A community-level approach Rather than a coarse-grained statistical analysis of populations at a broad scale like a county, we decided to focus in on local communities. In doing so we could see the clustering of young adults in specific places, and thus could customize our questions about what caused young adults to appear in those places.
Our Definitions
We use some terms in this study that are important to define.
Rural and Small Town We do not use the federal definitions of rural in this study. Those definitions, like so much of the research, are county-based. Since we focus on the municipal level rather than the county, we included low population places in counties that are considered urbanbut where the community residents feel separated from the city. Most of our interviewees also did not use the word rural to describe where they lived as much as they used the phrase "small town." To a large, but not complete, extent the two terms go together and the definitions of each of them are vague at best (Fuguitt, Brown, and Beale, 1989; Bell, 2007). We ultimately decided to rely on the self-definitions of people in the places we studied.
Gaining We use this term to refer to places that are increasing their absolute numbers, not proportions of young adults. As we will discuss, there are hardly any places in Wisconsin that are increasing their proportions of young adults.
Maintaining We use term to refer to places that have higher proportions of young adults than the median place in Wisconsin. It is important to understand that this does not necessarily mean that a place is keeping the same young adults in a place, but that they are keeping a higher overall proportion of young adults.

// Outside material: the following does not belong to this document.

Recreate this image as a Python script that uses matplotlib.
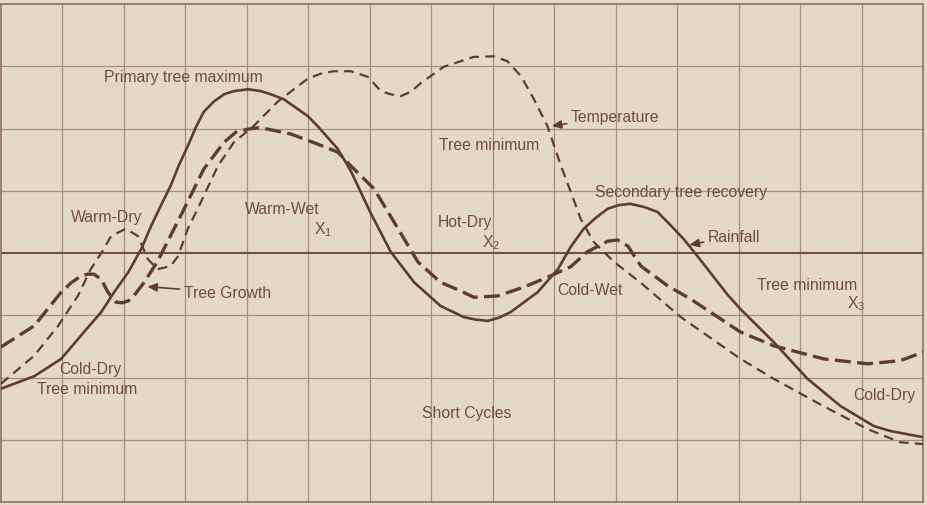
import numpy as np
import matplotlib.pyplot as plt

plt.rcParams['font.family'] = ['Liberation Sans', 'DejaVu Sans']
plt.rcParams['mathtext.default'] = 'regular'

# time in grid units (0-15), deviation from mean in grid units (-4..4)
tree_x = [0.00, 0.54, 0.98, 1.35, 1.63, 1.84, 2.07, 2.28, 2.44, 2.60, 2.76, 2.89, 3.04, 3.17,
          3.30, 3.46, 3.63, 3.79, 4.02, 4.23, 4.39, 4.60, 4.76, 4.99, 5.15, 5.48, 5.69, 6.02,
          6.34, 6.72, 7.15, 7.53, 7.72, 7.92, 8.10, 8.29, 8.73, 9.06, 9.27, 9.48, 9.67, 9.87,
          10.05, 10.24, 10.46, 10.68, 10.89, 11.11, 11.33, 11.82, 12.03, 12.57, 13.12, 13.66,
          14.20, 14.47, 15.01]
tree_y = [-2.18, -1.98, -1.70, -1.27, -0.95, -0.63, -0.31, 0.06, 0.43, 0.76, 1.08, 1.40, 1.72,
          2.02, 2.27, 2.43, 2.55, 2.60, 2.63, 2.60, 2.55, 2.47, 2.36, 2.20, 2.04, 1.67, 1.32,
          0.63, 0.02, -0.47, -0.85, -1.03, -1.07, -1.09, -1.04, -0.95, -0.63, -0.26, 0.10,
          0.39, 0.56, 0.71, 0.77, 0.79, 0.74, 0.66, 0.45, 0.22, -0.05, -0.67, -0.90, -1.43,
          -2.02, -2.46, -2.78, -2.86, -2.96]

rain_x = [0.00, 0.54, 0.98, 1.14, 1.30, 1.41, 1.51, 1.63, 1.74, 1.87, 1.97, 2.07, 2.16, 2.33,
          2.55, 2.98, 3.30, 3.63, 3.82, 4.02, 4.18, 4.34, 4.72, 5.15, 5.48, 5.69, 6.07, 6.46,
          6.78, 7.15, 7.48, 7.69, 8.08, 8.50, 8.89, 9.27, 9.54, 9.87, 10.03, 10.20, 10.41,
          10.85, 11.22, 12.03, 12.57, 13.38, 14.10, 14.63, 15.01]
rain_y = [-1.51, -1.17, -0.63, -0.48, -0.37, -0.34, -0.34, -0.42, -0.63, -0.79, -0.80, -0.77,
          -0.69, -0.47, -0.13, 0.71, 1.35, 1.78, 1.94, 1.99, 2.01, 1.99, 1.91, 1.75, 1.62, 1.40,
          1.03, 0.39, -0.14, -0.47, -0.61, -0.71, -0.69, -0.55, -0.39, -0.22, 0.02, 0.19,
          0.21, 0.11, -0.21, -0.53, -0.74, -1.27, -1.49, -1.70, -1.78, -1.73, -1.59]

temp_x = [0.00, 0.54, 0.93, 1.25, 1.46, 1.67, 1.79, 2.03, 2.23, 2.39, 2.55, 2.76, 2.88, 3.04,
          3.20, 3.53, 3.79, 4.11, 4.50, 4.99, 5.20, 5.41, 5.69, 5.97, 6.18, 6.34, 6.50, 6.67,
          6.83, 7.20, 7.69, 8.02, 8.24, 8.46, 8.67, 8.89, 9.11, 9.27, 9.43, 9.64, 9.97, 10.41,
          11.06, 12.03, 12.57, 13.38, 14.10, 14.63, 15.01]
temp_y = [-2.10, -1.65, -1.17, -0.69, -0.26, 0.06, 0.27, 0.39, 0.27, -0.10, -0.26, -0.21,
          -0.05, 0.39, 0.71, 1.40, 1.78, 2.04, 2.43, 2.80, 2.88, 2.92, 2.92, 2.83, 2.60, 2.55,
          2.52, 2.59, 2.73, 2.99, 3.15, 3.16, 3.08, 2.84, 2.47, 2.04, 1.40, 0.98, 0.55, 0.18,
          -0.14, -0.48, -1.03, -1.70, -2.02, -2.46, -2.83, -3.04, -3.07]

# label text, x, y
labels = [
    ('Primary tree maximum', 2.96, 2.83),
    ('Tree minimum', 7.94, 1.75),
    ('Secondary tree recovery', 11.06, 0.99),
    ('Warm-Dry', 1.72, 0.58),
    ('Warm-Wet', 4.57, 0.71),
    ('X$_1$', 5.24, 0.39),
    ('Hot-Dry', 7.54, 0.50),
    ('X$_2$', 7.97, 0.18),
    ('Cold-Wet', 9.58, -0.59),
    ('Tree minimum', 13.11, -0.50),
    ('X$_3$', 13.92, -0.79),
    ('Cold-Dry', 14.37, -2.28),
    ('Short Cycles', 7.58, -2.57),
    ('Cold-Dry', 1.45, -1.86),
    ('Tree minimum', 1.40, -2.18),
]
# arrow labels: text, text x, text y, tip x, tip y
arrows = [
    ('Temperature', 9.27, 2.20, 8.96, 2.04),
    ('Rainfall', 11.50, 0.27, 11.20, 0.13),
    ('Tree Growth', 2.97, -0.64, 2.38, -0.54),
]

bg = '#e4dac4'
ink = '#5e3c36'
txt = '#6e4c46'

fig = plt.figure(figsize=(9.27, 5.06), dpi=100, facecolor=bg)
ax = fig.add_axes([1 / 927, 3 / 506, 922 / 927, 498 / 506])
ax.set_facecolor(bg)
ax.set_xlim(0, 15)
ax.set_ylim(-4, 4)

for gx in range(1, 15):
    ax.axvline(gx, color='#a38f80', lw=0.9, zorder=1)
for gy in range(-3, 4):
    if gy != 0:
        ax.axhline(gy, color='#a38f80', lw=0.9, zorder=1)
ax.axhline(0, color='#6e4f47', lw=1.5, zorder=1)

for s in ax.spines.values():
    s.set_color('#8a7264')
    s.set_linewidth(1.2)
ax.set_xticks([])
ax.set_yticks([])

ax.plot(tree_x, tree_y, color=ink, lw=1.9, solid_joinstyle='round', zorder=3)
ax.plot(rain_x, rain_y, color=ink, lw=2.4, linestyle=(0, (4.8, 1.9)), zorder=3)
ax.plot(temp_x, temp_y, color=ink, lw=1.6, linestyle=(0, (4.4, 2.8)), zorder=3)

for t, x, y in labels:
    ax.text(x, y, t, ha='center', va='center', fontsize=11.3, color=txt, zorder=4)

for t, x, y, tx, ty in arrows:
    ax.annotate(t, xy=(tx, ty), xytext=(x, y), ha='left', va='center', fontsize=11.3,
                color=txt, zorder=4,
                arrowprops=dict(arrowstyle='-|>,head_length=0.5,head_width=0.22',
                                color=ink, lw=1.2, shrinkA=1, shrinkB=0))

fig.savefig('out.png', dpi=100, facecolor=bg)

Young Adults We ultimately decided to define young adult as someone between 20 and 39. This was partly because of the structure of our data (we broke that age range into five year cohorts) and because we wanted to limit the influence of college and university populations (we took other steps to limit that influence as well). We went up to 39 based on wide ranging discussions with credentialed and experiential experts, justifying that upper range as still having a strong focus on the parenting of young children.